** BEGIN Data provided **

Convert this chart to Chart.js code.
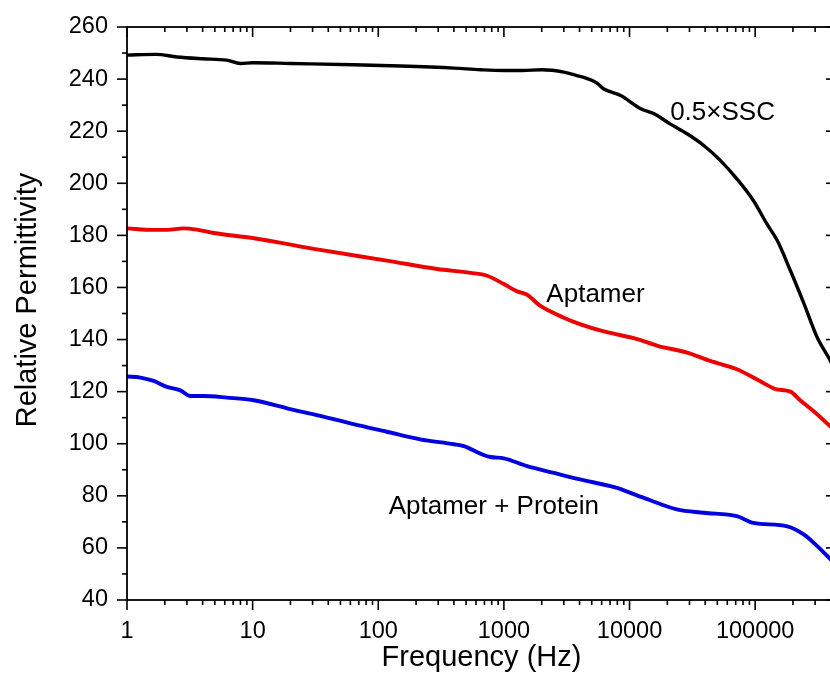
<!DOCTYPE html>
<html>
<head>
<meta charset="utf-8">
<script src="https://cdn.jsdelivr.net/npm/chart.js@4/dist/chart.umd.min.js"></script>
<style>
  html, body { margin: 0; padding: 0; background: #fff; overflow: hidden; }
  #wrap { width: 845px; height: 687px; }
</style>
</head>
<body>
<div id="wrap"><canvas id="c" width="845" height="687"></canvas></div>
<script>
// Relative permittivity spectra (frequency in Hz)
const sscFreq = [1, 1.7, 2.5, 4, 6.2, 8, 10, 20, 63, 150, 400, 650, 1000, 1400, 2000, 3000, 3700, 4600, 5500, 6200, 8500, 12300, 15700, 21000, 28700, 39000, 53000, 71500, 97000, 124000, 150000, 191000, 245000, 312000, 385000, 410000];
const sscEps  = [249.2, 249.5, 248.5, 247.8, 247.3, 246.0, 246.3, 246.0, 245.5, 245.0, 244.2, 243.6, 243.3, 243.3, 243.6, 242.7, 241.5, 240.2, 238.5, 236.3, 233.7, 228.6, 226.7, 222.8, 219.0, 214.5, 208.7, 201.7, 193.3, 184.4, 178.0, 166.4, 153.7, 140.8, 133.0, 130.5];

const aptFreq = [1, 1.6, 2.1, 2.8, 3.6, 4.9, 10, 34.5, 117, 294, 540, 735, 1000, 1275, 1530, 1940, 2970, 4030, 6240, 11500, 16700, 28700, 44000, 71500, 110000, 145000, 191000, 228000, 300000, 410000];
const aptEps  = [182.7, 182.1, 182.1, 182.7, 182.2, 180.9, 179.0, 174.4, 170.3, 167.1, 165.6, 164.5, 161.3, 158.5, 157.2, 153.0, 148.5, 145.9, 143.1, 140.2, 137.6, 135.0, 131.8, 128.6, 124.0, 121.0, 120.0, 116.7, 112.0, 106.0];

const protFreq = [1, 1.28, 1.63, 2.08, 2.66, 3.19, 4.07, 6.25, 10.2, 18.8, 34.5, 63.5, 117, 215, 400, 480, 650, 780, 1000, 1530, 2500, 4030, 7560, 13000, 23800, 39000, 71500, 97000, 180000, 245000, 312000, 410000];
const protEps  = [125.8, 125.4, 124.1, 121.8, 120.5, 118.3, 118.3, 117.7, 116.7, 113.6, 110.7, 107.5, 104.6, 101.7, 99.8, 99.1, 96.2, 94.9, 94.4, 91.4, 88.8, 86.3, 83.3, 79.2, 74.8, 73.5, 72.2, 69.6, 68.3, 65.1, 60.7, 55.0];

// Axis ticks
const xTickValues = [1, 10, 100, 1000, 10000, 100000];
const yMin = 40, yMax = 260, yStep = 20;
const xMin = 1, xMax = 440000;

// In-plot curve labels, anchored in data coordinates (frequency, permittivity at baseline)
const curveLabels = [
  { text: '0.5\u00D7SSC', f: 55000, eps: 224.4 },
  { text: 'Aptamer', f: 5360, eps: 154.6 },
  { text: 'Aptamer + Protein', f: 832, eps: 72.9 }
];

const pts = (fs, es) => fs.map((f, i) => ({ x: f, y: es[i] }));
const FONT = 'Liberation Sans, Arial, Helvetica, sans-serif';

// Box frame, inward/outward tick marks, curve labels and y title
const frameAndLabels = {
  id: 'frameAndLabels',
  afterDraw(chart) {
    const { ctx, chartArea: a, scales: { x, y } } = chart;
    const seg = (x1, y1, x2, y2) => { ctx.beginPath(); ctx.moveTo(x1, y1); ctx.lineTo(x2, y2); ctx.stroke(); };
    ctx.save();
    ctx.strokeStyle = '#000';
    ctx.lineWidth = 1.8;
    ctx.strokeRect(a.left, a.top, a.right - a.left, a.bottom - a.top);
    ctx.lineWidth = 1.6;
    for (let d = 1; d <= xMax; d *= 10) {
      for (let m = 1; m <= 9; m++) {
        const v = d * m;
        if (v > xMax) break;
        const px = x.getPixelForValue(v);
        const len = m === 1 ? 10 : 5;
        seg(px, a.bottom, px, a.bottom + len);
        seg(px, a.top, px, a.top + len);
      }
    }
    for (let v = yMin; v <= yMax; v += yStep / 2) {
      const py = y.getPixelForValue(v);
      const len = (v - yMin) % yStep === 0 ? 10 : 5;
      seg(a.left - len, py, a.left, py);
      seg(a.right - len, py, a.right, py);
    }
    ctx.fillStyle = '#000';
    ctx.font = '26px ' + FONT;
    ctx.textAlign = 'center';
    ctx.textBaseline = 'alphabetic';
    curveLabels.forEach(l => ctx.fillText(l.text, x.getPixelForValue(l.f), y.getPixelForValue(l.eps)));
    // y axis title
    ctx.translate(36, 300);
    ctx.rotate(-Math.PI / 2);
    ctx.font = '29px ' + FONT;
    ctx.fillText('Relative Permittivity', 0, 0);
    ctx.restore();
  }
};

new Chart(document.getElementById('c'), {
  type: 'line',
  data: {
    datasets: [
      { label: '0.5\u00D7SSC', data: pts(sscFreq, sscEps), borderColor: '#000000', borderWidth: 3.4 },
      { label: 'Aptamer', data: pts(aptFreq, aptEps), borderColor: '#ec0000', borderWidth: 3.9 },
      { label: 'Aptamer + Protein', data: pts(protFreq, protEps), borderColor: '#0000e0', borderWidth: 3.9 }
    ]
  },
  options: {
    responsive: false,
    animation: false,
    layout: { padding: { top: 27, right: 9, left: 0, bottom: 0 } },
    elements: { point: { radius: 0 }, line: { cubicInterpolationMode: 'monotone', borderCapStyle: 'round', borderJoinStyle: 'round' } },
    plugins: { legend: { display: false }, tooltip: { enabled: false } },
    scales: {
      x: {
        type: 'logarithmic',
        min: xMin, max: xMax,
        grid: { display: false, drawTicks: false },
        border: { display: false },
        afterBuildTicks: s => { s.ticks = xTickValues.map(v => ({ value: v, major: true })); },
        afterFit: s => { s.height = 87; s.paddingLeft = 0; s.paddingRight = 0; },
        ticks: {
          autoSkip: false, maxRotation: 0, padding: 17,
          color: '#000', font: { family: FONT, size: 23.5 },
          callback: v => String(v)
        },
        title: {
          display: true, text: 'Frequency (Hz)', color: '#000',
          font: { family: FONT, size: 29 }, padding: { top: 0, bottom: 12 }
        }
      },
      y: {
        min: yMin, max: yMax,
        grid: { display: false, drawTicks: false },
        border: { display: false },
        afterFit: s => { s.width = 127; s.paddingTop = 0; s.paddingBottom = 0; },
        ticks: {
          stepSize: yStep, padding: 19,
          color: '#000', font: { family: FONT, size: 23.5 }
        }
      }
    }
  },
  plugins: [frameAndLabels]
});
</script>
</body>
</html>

** END Data provided **

Repeat only what lies between the start of the data and the end of the line containing "116.7, 112.0, 106.0];", exactly, with pictures left out.

§ Response to the exercise
Convert this chart to Chart.js code.
<!DOCTYPE html>
<html>
<head>
<meta charset="utf-8">
<script src="https://cdn.jsdelivr.net/npm/chart.js@4/dist/chart.umd.min.js"></script>
<style>
  html, body { margin: 0; padding: 0; background: #fff; overflow: hidden; }
  #wrap { width: 845px; height: 687px; }
</style>
</head>
<body>
<div id="wrap"><canvas id="c" width="845" height="687"></canvas></div>
<script>
// Relative permittivity spectra (frequency in Hz)
const sscFreq = [1, 1.7, 2.5, 4, 6.2, 8, 10, 20, 63, 150, 400, 650, 1000, 1400, 2000, 3000, 3700, 4600, 5500, 6200, 8500, 12300, 15700, 21000, 28700, 39000, 53000, 71500, 97000, 124000, 150000, 191000, 245000, 312000, 385000, 410000];
const sscEps  = [249.2, 249.5, 248.5, 247.8, 247.3, 246.0, 246.3, 246.0, 245.5, 245.0, 244.2, 243.6, 243.3, 243.3, 243.6, 242.7, 241.5, 240.2, 238.5, 236.3, 233.7, 228.6, 226.7, 222.8, 219.0, 214.5, 208.7, 201.7, 193.3, 184.4, 178.0, 166.4, 153.7, 140.8, 133.0, 130.5];

const aptFreq = [1, 1.6, 2.1, 2.8, 3.6, 4.9, 10, 34.5, 117, 294, 540, 735, 1000, 1275, 1530, 1940, 2970, 4030, 6240, 11500, 16700, 28700, 44000, 71500, 110000, 145000, 191000, 228000, 300000, 410000];
const aptEps  = [182.7, 182.1, 182.1, 182.7, 182.2, 180.9, 179.0, 174.4, 170.3, 167.1, 165.6, 164.5, 161.3, 158.5, 157.2, 153.0, 148.5, 145.9, 143.1, 140.2, 137.6, 135.0, 131.8, 128.6, 124.0, 121.0, 120.0, 116.7, 112.0, 106.0];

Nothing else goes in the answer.